Bridgewater calls on equity release advisers to show “tough love” to clients

Nia Williams

December 15, 2008

Advisers are being asked to challenge customers with regard to their preferences, particularly around any misconceptions they may have about which equity release product is the most suitable for their needs and circumstances.

Bridgewater are also concerned that non-specialist advisers are moving too quickly to accept a client’s initial product preference instead of gathering the relevant information to make their recommendation. There is a feeling that some advisers are telling clients what they want to hear rather than what they need to and that this could leave the client with an unsuitable product, particularly in the current climate.

The warning comes as the FSA’s Lesley Titcomb stated last month that the regulator is keeping a close eye on equity release advisers, particularly those who have recently diversified into the sector. There is concern that some firms may not have sufficiently robust equity release advice and sales processes, and could therefore be offering unsuitable advice.

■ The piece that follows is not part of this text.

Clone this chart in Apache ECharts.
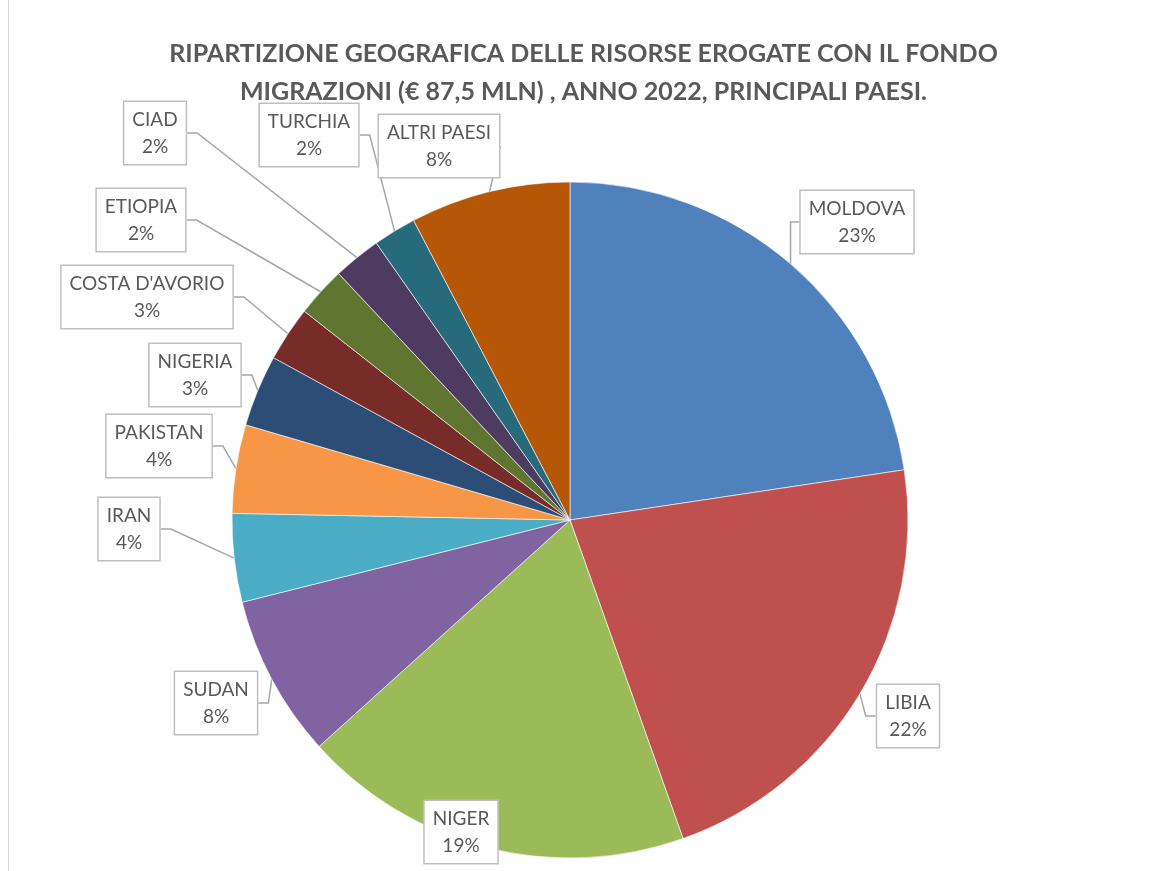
<!DOCTYPE html>
<html>
<head>
<meta charset="utf-8">
<script src="https://cdn.jsdelivr.net/npm/echarts@6/dist/echarts.min.js"></script>
<style>
	html, body { margin: 0; padding: 0; background: #fff; }
	#pie { width: 1167px; height: 871px; }
</style>
</head>
<body>
<div id="pie"></div>
<script>
// paesi e importi (mln €)
const countries = ['MOLDOVA', 'LIBIA', 'NIGER', 'SUDAN', 'IRAN', 'PAKISTAN', 'NIGERIA', "COSTA D'AVORIO", 'ETIOPIA', 'CIAD', 'TURCHIA', 'ALTRI PAESI'];
const amounts = [19.8, 19.2, 16.4, 6.8, 3.7, 3.7, 3.0, 2.3, 2.1, 2.0, 1.8, 6.7];
const sliceColors = ['#4F81BD', '#C0504D', '#9BBB59', '#8064A2', '#4BACC6', '#F79646', '#2C4D75', '#772C2A', '#5F7530', '#4D3B62', '#276A7C', '#B65708'];

// centro delle etichette (layout)
const labelCenters = [
	[857, 222], [908, 716], [461, 832], [216, 703], [129, 529], [159, 446],
	[195, 375], [147, 297], [141, 220], [155, 133], [309, 135], [439, 146],
];

const myChart = echarts.init(document.getElementById('pie'));

myChart.setOption({
	backgroundColor: '#fff',
	title: {
		text: 'RIPARTIZIONE GEOGRAFICA DELLE RISORSE EROGATE CON IL FONDO\nMIGRAZIONI (€ 87,5 MLN) , ANNO 2022, PRINCIPALI PAESI.',
		left: 'center',
		top: 30,
		textStyle: {
			fontFamily: 'Lato, "Open Sans", sans-serif',
			fontWeight: 'bold',
			fontSize: 25,
			lineHeight: 38,
			color: '#595959',
			align: 'center',
		},
	},
	graphic: [
		{ // bordo area grafico
			type: 'rect',
			shape: { x: 8.5, y: -2, width: 1200, height: 880 },
			style: { fill: 'none', stroke: '#d9d9d9', lineWidth: 1 },
			silent: true,
		},
	],
	series: [
		{
			type: 'pie',
			center: [570, 520],
			radius: 338,
			startAngle: 90,
			clockwise: true,
			percentPrecision: 0,
			avoidLabelOverlap: false,
			data: countries.map((name, i) => ({
				name,
				value: amounts[i],
				itemStyle: { color: sliceColors[i] },
			})),
			itemStyle: {
				borderColor: '#fff',
				borderWidth: 0.6,
			},
			label: {
				show: true,
				position: 'outside',
				formatter: '{b}\n{d}%',
				fontFamily: 'Lato, "Open Sans", sans-serif',
				fontSize: 19,
				lineHeight: 27,
				color: '#595959',
				align: 'center',
				backgroundColor: '#fff',
				borderColor: '#bfbfbf',
				borderWidth: 1.5,
				padding: [5, 8, 3, 8],
			},
			labelLine: {
				show: true,
				length: 10,
				length2: 10,
				lineStyle: { color: '#a6a6a6', width: 1.5 },
			},
			labelLayout: (params) => {
				const c = labelCenters[params.dataIndex];
				return {
					x: c[0],
					y: c[1],
					align: 'center',
					verticalAlign: 'middle',
				};
			},
		},
	],
});
</script>
</body>
</html>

Bridgewater offer a range of home reversion marketing information and sales aids to help equity release advisers maintain strong advice processes and develop their firm’s position in the sector.

Peter Welch, Head of Sales and Distribution at Bridgewater Equity Release, said: “It is clear from the FSA’s recent warning with regard to equity release advice that firms need to look at their advice processes and the way they handle customers in this sector. As a sector still defined as ‘high risk’, the likelihood is that the FSA will always take a keen interest in those who are advising in this area, particularly at a time when many firms are making their first forays into equity release.

“Customers who come to an equity release adviser will often have their own preconceived notion of which product is right for them, regardless of their risk profile, their current needs and circumstances and the result they want to achieve. The very best equity release advisers will show ‘tough love’ and are not uncomfortable questioning customers about difficult subjects while challenging their views in order to make sure the advice received is ultimately aligned to the customer’s needs. Customers are much more likely to respect an adviser’s bold recommendation when it is clearly the one best suited to managing their risks and giving the highest probability of meeting their needs and aspirations, even if it may not be the advice the customer ‘emotionally’ wants to hear.

“A key focus for Bridgewater throughout 2009 will be providing further education and information to those advisers who may be looking to enter the equity release sector for the first time or are intent on shoring up their firm’s practices in this area. It is clear that those firms who do not take their responsibilities seriously will be doing their clients a major disservice and are therefore likely to find themselves firmly in the regulatory spotlight.”